Speaking at a roundtable organised by the Citizen’s Coalition in Accra on “Interrogating Ghana’s 2023 budget and Economic Policy as a pathway to Economic recovery”, Prof Prempeh said a stronger Fiscal Council could do Ghana a lot of good.
“Part of what I think has gotten us to this problem is that when we started off the Eurobond thing, it was good”, he observed, adding: “But I think that given the nature of our politics and our governance, it should have been very clear to us that we need a domestic IMF substitute”.
“That is if IMF is not there, you need, yourself, to put in certain guard rails and certain institutional frameworks so that you will be more fiscally responsible and not have to go back to the IMF,” he said.
“We have an IMF substitute on paper called the Fiscal Council and even the one that was on paper was really not that strong. If you want to go to the IMF and you are still not fiscally disciplined, it won’t work,” he said.
At the same event, Prof Prempeh said the National Cathedral is not a sensible project to undertake in the midst of an economic crisis.
In his view, the government could use the site for the project, for a more sensible venture.
“When you are in a crisis, you can do exceptional things, I don’t see anything in the budget to suggest that this is a crisis and that this is being done as an emergency measure,” Professor Prempeh said.
“This is not the time for vanity projects but we have preserved a vanity project in the form of the cathedral. I was expecting that this being a crisis period, we will reflect on that decision and say: ‘even if this is sensible to do at all’ – and I do not think so – that it will not be the appropriate period or we will change the idea to something else".
“There is a lot that we can still do with that site which can make sense”.
“So, generally it is a missed opportunity in terms of seeing this as a crisis moment and seeing it as a moment to reset the button”, Prof Prempeh noted.
“I think we have not quite done that”, he stressed.

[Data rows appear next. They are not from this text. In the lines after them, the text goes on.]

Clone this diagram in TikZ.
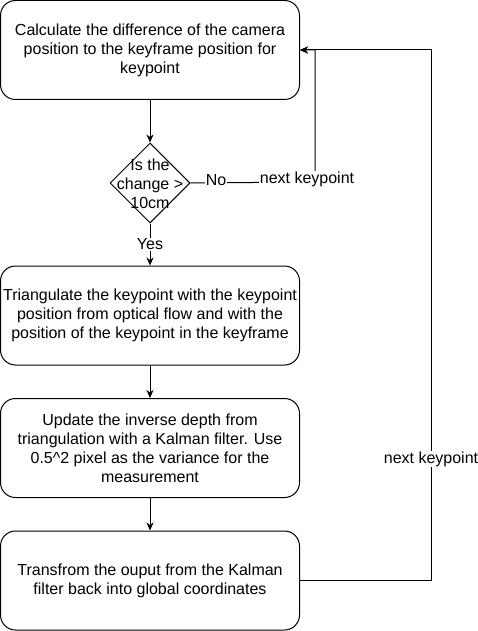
\documentclass[tikz,border=0pt]{standalone}
\usepackage{fontspec}
\setmainfont{Liberation Sans}
\usetikzlibrary{arrows.meta,shapes.geometric}
\begin{document}
\begin{tikzpicture}[x=1pt,y=-1pt,
  every node/.style={font=\fontsize{16}{19}\selectfont},
  stepbox/.style={draw,line width=1pt,rounded corners=15pt,minimum width=299pt,minimum height=99pt,align=center,inner sep=0pt},
  decision/.style={draw,diamond,line width=1pt,minimum width=80pt,minimum height=80pt,inner sep=0pt},
  lbl/.style={fill=white,inner sep=1pt,align=center},
  arr/.style={line width=1pt,-{Stealth[length=8pt,width=7pt,inset=2.5pt]}},
  ln/.style={line width=1pt}]
\useasboundingbox (0,0) rectangle (478,631);
\node[stepbox] (b1) at (150,50) {Calculate the difference of the camera\\position to the keyframe position for\\keypoint};
\node[decision] (d) at (150,183) {};
\node[align=center,inner sep=0pt] (dt) at (150,184) {Is the\\change >\\10cm};
\node[stepbox] (b2) at (150,315.5) {Triangulate the keypoint with the keypoint\\position from optical flow and with the\\position of the keypoint in the keyframe};
\node[stepbox] (b3) at (150,448) {Update the inverse depth from\\triangulation with a Kalman filter. Use\\0.5\^{}2 pixel as the variance for the\\measurement};
\node[stepbox] (b4) at (150,580.5) {Transfrom the ouput from the Kalman\\filter back into global coordinates};
\coordinate (c1) at (315,182);
\coordinate (c2) at (315,50);
\coordinate (c3) at (431,580);
\coordinate (c4) at (431,50);
\draw[arr] (b1) -- (d);
\draw[arr] (d) -- node[lbl,pos=0.5]{Yes} (b2);
\draw[arr] (b2) -- (b3);
\draw[arr] (b3) -- (b4);
\draw[arr] (d.east) -- (c1) -- (c2) -- (b1.east);
\node[lbl] (no) at (216,180) {No};
\node[lbl] (nk1) at (307,179) {next keypoint};
\draw[arr] (b4.east |- c3) -- (c3) -- (c4) -- (b1.east);
\node[lbl] (nk2) at (431,459) {next keypoint};
\end{tikzpicture}
\end{document}
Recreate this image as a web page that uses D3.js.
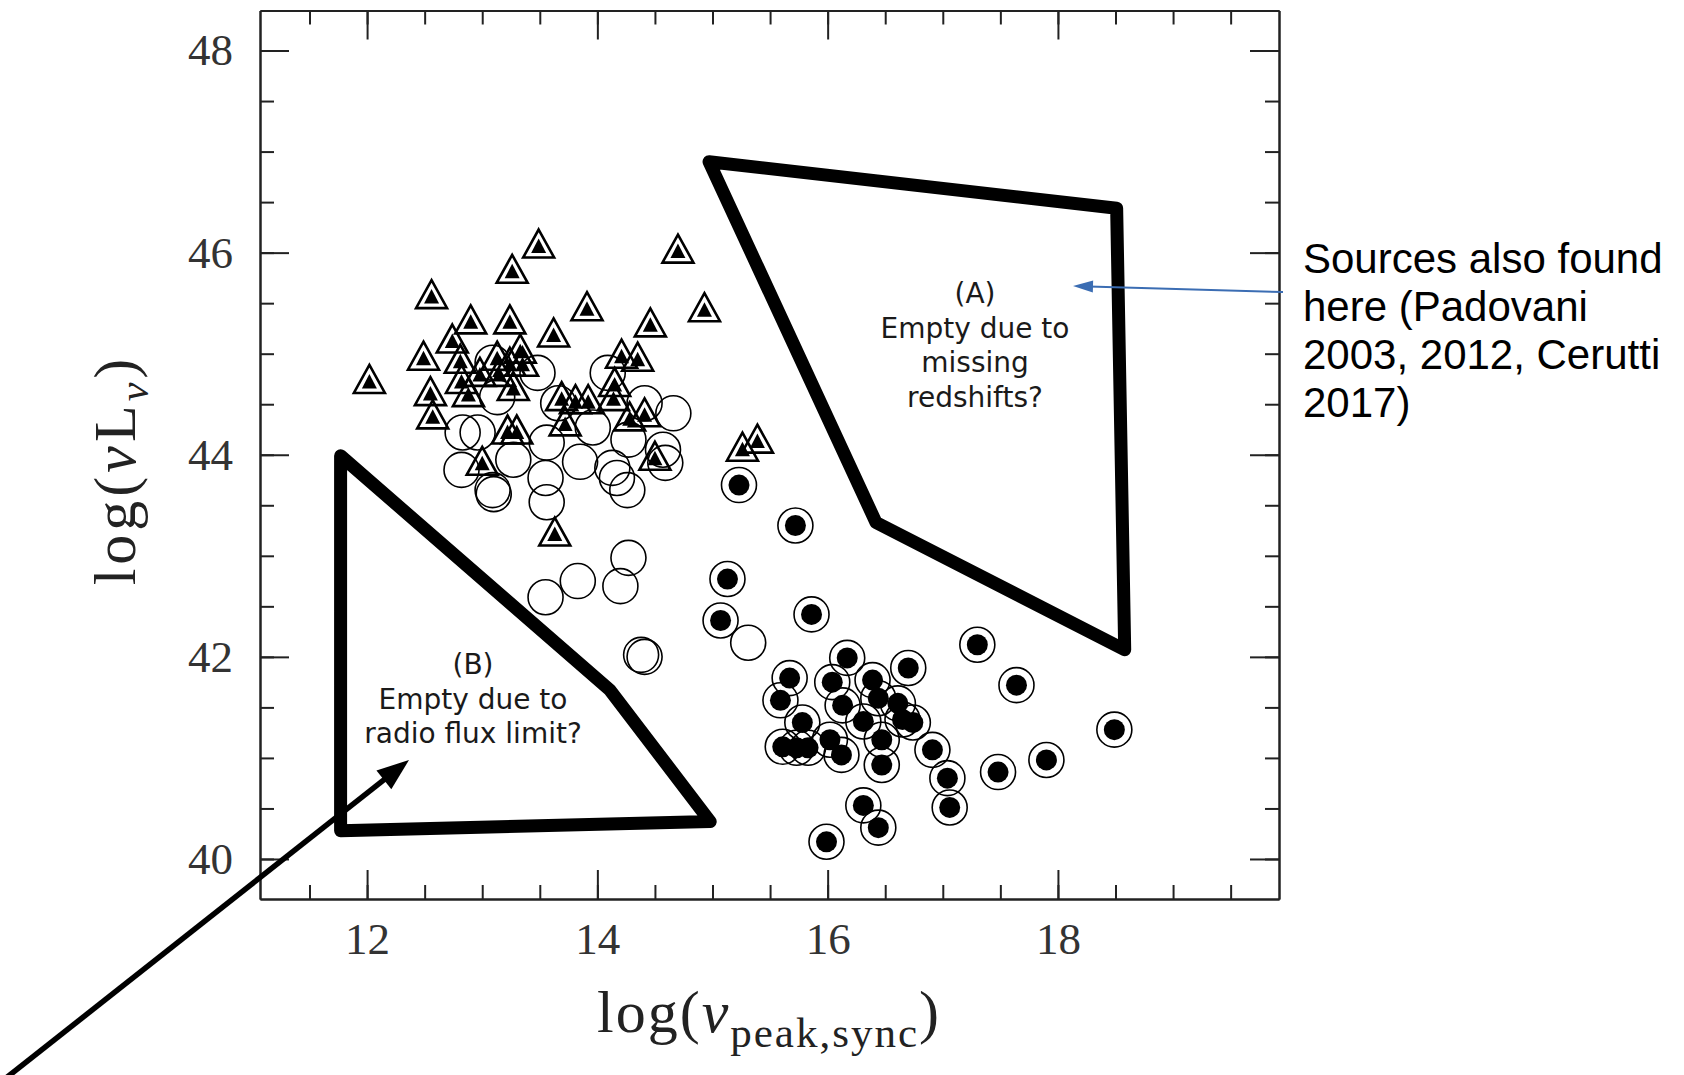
<!DOCTYPE html>
<html>
<head>
<meta charset="utf-8">
<title>Blazar sequence - empty regions</title>
<script src="https://cdn.jsdelivr.net/npm/d3@7"></script>
<style>
    body { margin: 0; background: #fff; }
    svg { display: block; background: #fff; }
    .tick text { font-family: "Liberation Serif", serif; font-size: 45px; fill: #333; }
    .tick line, .domain { stroke: #222; stroke-width: 2; }
    .title { font-family: "Liberation Serif", serif; fill: #222; }
    .region-note { font-family: "DejaVu Sans", sans-serif; font-size: 28px; fill: #1a1a1a; text-anchor: middle; }
    .side-note { font-family: "Liberation Sans", Arial, sans-serif; font-size: 42px; fill: #000; }
</style>
</head>
<body>
<script>

// data: [log nu_peak, log nuL_nu]
var triangles = [
    [13.49, 46.08], [13.26, 45.83], [14.70, 46.03], [12.56, 45.58], [13.91, 45.46], [14.93, 45.45],
    [12.90, 45.33], [13.24, 45.33], [13.62, 45.20], [14.46, 45.30], [12.74, 45.14], [12.49, 44.97],
    [12.02, 44.74], [14.21, 44.99], [14.35, 44.96], [13.33, 45.04], [12.81, 44.94], [13.13, 44.97],
    [13.24, 44.91], [13.35, 44.91], [12.98, 44.81], [12.82, 44.74], [13.15, 44.81], [13.27, 44.67],
    [12.55, 44.62], [12.88, 44.61], [12.57, 44.39], [13.69, 44.57], [13.81, 44.54], [13.92, 44.54],
    [13.72, 44.32], [14.15, 44.71], [14.14, 44.57], [14.28, 44.37], [14.41, 44.41], [13.22, 44.24],
    [13.30, 44.24], [13.00, 43.93], [14.50, 43.98], [13.63, 43.23], [15.26, 44.07], [15.39, 44.15]
];

var openCircles = [
    [13.09, 44.91], [13.48, 44.81], [13.13, 44.57], [12.83, 44.22], [12.96, 44.22], [12.82, 43.85],
    [13.27, 43.95], [13.09, 43.65], [13.10, 43.61], [13.56, 44.12], [13.55, 43.77], [13.56, 43.53],
    [13.85, 43.93], [13.96, 44.27], [13.66, 44.51], [14.09, 44.81], [14.41, 44.51], [14.66, 44.41],
    [14.27, 44.15], [14.57, 44.05], [14.59, 43.92], [14.13, 43.87], [14.17, 43.77], [14.26, 43.65],
    [13.55, 42.59], [13.83, 42.75], [14.20, 42.70], [14.27, 42.98], [14.38, 42.02], [14.41, 42.00],
    [15.31, 42.14]
];

var dotCircles = [
    [15.23, 43.70], [15.72, 43.30], [15.13, 42.77], [15.07, 42.36], [15.86, 42.42], [17.30, 42.12],
    [16.17, 41.99], [16.70, 41.89], [15.67, 41.79], [16.04, 41.75], [16.39, 41.77], [15.59, 41.57],
    [16.13, 41.52], [16.44, 41.59], [16.61, 41.54], [16.65, 41.38], [16.74, 41.35], [16.31, 41.36],
    [15.78, 41.35], [16.02, 41.18], [16.47, 41.18], [15.61, 41.11], [15.73, 41.10], [15.83, 41.10],
    [16.12, 41.03], [16.47, 40.93], [16.91, 41.08], [17.04, 40.80], [17.06, 40.51], [16.31, 40.53],
    [16.44, 40.31], [15.99, 40.17], [17.48, 40.86], [17.90, 40.98], [17.64, 41.72], [18.49, 41.28]
];

// outlined empty regions
var regionA = [[14.97, 46.90], [18.51, 46.44], [18.58, 42.07], [16.42, 43.33]];
var regionB = [[11.77, 43.99], [14.11, 41.67], [14.98, 40.37], [11.77, 40.28]];

var xMajor = [12, 14, 16, 18];
var yMajor = [40, 42, 44, 46, 48];
var xMinor = d3.range(11.5, 20, 0.5);
var yMinor = d3.range(40, 48.5, 0.5);

var noteA = ["(A)", "Empty due to", "missing", "redshifts?"];
var noteB = ["(B)", "Empty due to", "radio flux limit?"];
var sideNote = ["Sources also found", "here (Padovani", "2003, 2012, Cerutti", "2017)"];

var width = 1684, height = 1075;
var box = {left: 260, right: 1279, top: 10.5, bottom: 899};

var x = d3.scaleLinear().domain([11.07, 19.92]).range([box.left, box.right]);
var y = d3.scaleLinear().domain([39.604, 48.396]).range([box.bottom, box.top]);

var svg = d3.select("body").append("svg")
        .attr("width", width)
        .attr("height", height);

// ---- axes: minor ticks first, then major ticks with labels
function addAxis(axis, tr)
{
    return svg.append("g")
            .attr("transform", tr)
            .call(axis);
}

addAxis(d3.axisBottom(x).tickValues(xMinor).tickSize(-14).tickSizeOuter(0).tickFormat(""), "translate(0," + box.bottom + ")");
addAxis(d3.axisBottom(x).tickValues(xMajor).tickSize(-29).tickSizeOuter(0).tickPadding(23).tickFormat(d3.format("d")), "translate(0," + box.bottom + ")");
addAxis(d3.axisTop(x).tickValues(xMinor).tickSize(-14).tickSizeOuter(0).tickFormat(""), "translate(0," + box.top + ")");
addAxis(d3.axisTop(x).tickValues(xMajor).tickSize(-29).tickSizeOuter(0).tickFormat(""), "translate(0," + box.top + ")");

addAxis(d3.axisLeft(y).tickValues(yMinor).tickSize(-14).tickSizeOuter(0).tickFormat(""), "translate(" + box.left + ",0)");
addAxis(d3.axisLeft(y).tickValues(yMajor).tickSize(-29).tickSizeOuter(0).tickPadding(27).tickFormat(d3.format("d")), "translate(" + box.left + ",0)");
addAxis(d3.axisRight(y).tickValues(yMinor).tickSize(-14).tickSizeOuter(0).tickFormat(""), "translate(" + box.right + ",0)");
addAxis(d3.axisRight(y).tickValues(yMajor).tickSize(-29).tickSizeOuter(0).tickFormat(""), "translate(" + box.right + ",0)");

// ---- axis titles (serif, a little spaced out like the TeX font)
var xt = svg.append("text").attr("class", "title")
        .attr("x", 769).attr("y", 1032)
        .attr("text-anchor", "middle")
        .attr("font-size", 60)
        .attr("letter-spacing", 2);
xt.append("tspan").text("log(");
xt.append("tspan").attr("font-style", "italic").text("ν");
xt.append("tspan").attr("font-size", 43).attr("dy", 15).text("peak,sync");
xt.append("tspan").attr("dy", -15).text(")");

var yt = svg.append("text").attr("class", "title")
        .attr("transform", "translate(135,470) rotate(-90)")
        .attr("text-anchor", "middle")
        .attr("font-size", 60)
        .attr("letter-spacing", 4);
yt.append("tspan").text("log(");
yt.append("tspan").attr("font-style", "italic").text("ν");
yt.append("tspan").text("L");
yt.append("tspan").attr("font-size", 42).attr("font-style", "italic").attr("dy", 13).text("ν");
yt.append("tspan").attr("dy", -13).text(")");

// ---- empty regions
var line = d3.line()
        .x(function (d) { return x(d[0]); })
        .y(function (d) { return y(d[1]); })
        .curve(d3.curveLinearClosed);

svg.selectAll("path.region")
        .data([regionA, regionB])
        .enter().append("path")
        .attr("class", "region")
        .attr("d", line)
        .attr("fill", "none")
        .attr("stroke", "#000")
        .attr("stroke-width", 13)
        .attr("stroke-linejoin", "round");

// ---- points
var outerTri = "M0,-15L15.5,13L-15.5,13Z",
        innerTri = "M0,-6L7.5,8.5L-7.5,8.5Z";

var tg = svg.selectAll("g.tri")
        .data(triangles)
        .enter().append("g")
        .attr("class", "tri")
        .attr("transform", function (d) { return "translate(" + x(d[0]) + "," + y(d[1]) + ")"; });
tg.append("path").attr("d", outerTri).attr("fill", "none").attr("stroke", "#000").attr("stroke-width", 2.6);
tg.append("path").attr("d", innerTri).attr("fill", "#000");

svg.selectAll("circle.open")
        .data(openCircles)
        .enter().append("circle")
        .attr("class", "open")
        .attr("cx", function (d) { return x(d[0]); })
        .attr("cy", function (d) { return y(d[1]); })
        .attr("r", 17.5)
        .attr("fill", "none")
        .attr("stroke", "#000")
        .attr("stroke-width", 1.6);

var dg = svg.selectAll("g.dot")
        .data(dotCircles)
        .enter().append("g")
        .attr("class", "dot")
        .attr("transform", function (d) { return "translate(" + x(d[0]) + "," + y(d[1]) + ")"; });
dg.append("circle").attr("r", 17.5).attr("fill", "none").attr("stroke", "#000").attr("stroke-width", 1.6);
dg.append("circle").attr("r", 10.5).attr("fill", "#000");

// ---- notes inside the plot
svg.append("text").attr("class", "region-note")
        .selectAll("tspan").data(noteA).enter().append("tspan")
        .attr("x", 975)
        .attr("y", function (d, i) { return 303 + i * 34.5; })
        .text(function (d) { return d; });

svg.append("text").attr("class", "region-note")
        .selectAll("tspan").data(noteB).enter().append("tspan")
        .attr("x", 473)
        .attr("y", function (d, i) { return 674 + i * 34.5; })
        .text(function (d) { return d; });

// ---- note on the right
svg.append("text").attr("class", "side-note")
        .selectAll("tspan").data(sideNote).enter().append("tspan")
        .attr("x", 1303)
        .attr("y", function (d, i) { return 273 + i * 48; })
        .text(function (d) { return d; });

// ---- arrows
function arrow(from, to, color, w, headLen, headHalf)
{
    var a = Math.atan2(to[1] - from[1], to[0] - from[0]),
            c = Math.cos(a), s = Math.sin(a),
            bx = to[0] - c * headLen * 0.8, by = to[1] - s * headLen * 0.8;
    svg.append("line")
            .attr("x1", from[0]).attr("y1", from[1])
            .attr("x2", bx).attr("y2", by)
            .attr("stroke", color).attr("stroke-width", w);
    var hx = to[0] - c * headLen, hy = to[1] - s * headLen;
    svg.append("path")
            .attr("d", "M" + to[0] + "," + to[1]
                    + "L" + (hx - s * headHalf) + "," + (hy + c * headHalf)
                    + "L" + (hx + s * headHalf) + "," + (hy - c * headHalf) + "Z")
            .attr("fill", color);
}

arrow([1283, 292], [1073, 286], "#3b6db3", 2, 20, 6);
arrow([6, 1078], [409, 760], "#000", 5.5, 32, 12);

</script>
</body>
</html>
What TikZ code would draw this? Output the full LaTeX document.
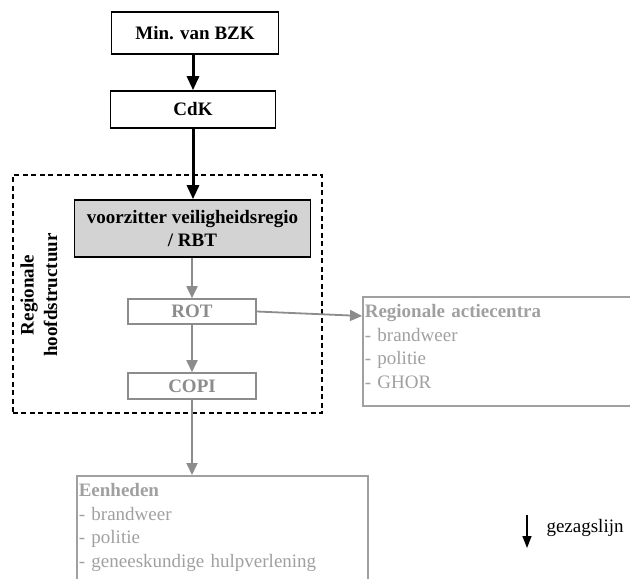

“It looks to me that it is purely an emergency thing targeted at the IMF to approve a loan, as opposed to something that is going deep into the structure and our governance,” Professor H. Kwasi Prempeh admonished in his assessment.
Prof Prempeh is in good company with pressure group OccupyGhana which recently recommended that the government suspend all public expenditure on the National Cathedral considering that the country is going through an economic crisis.
“Whatever arguments there might have been to support spending now-non-existent money on the proposed National Cathedral, have been eroded by the dire straits that the nation faces”, the group said in a statement.
“Our current situation makes the continued commitment in the budget to spend GHS80m on the cathedral, look like a vanity project”, it noted.
OG said: “We lose nothing by suspending expenditure on that project until the economy recovers”.
The National Cathedral was a personal promise made to God by then-presidential candidate Nana Akufo-Addo if he won the 2016 election.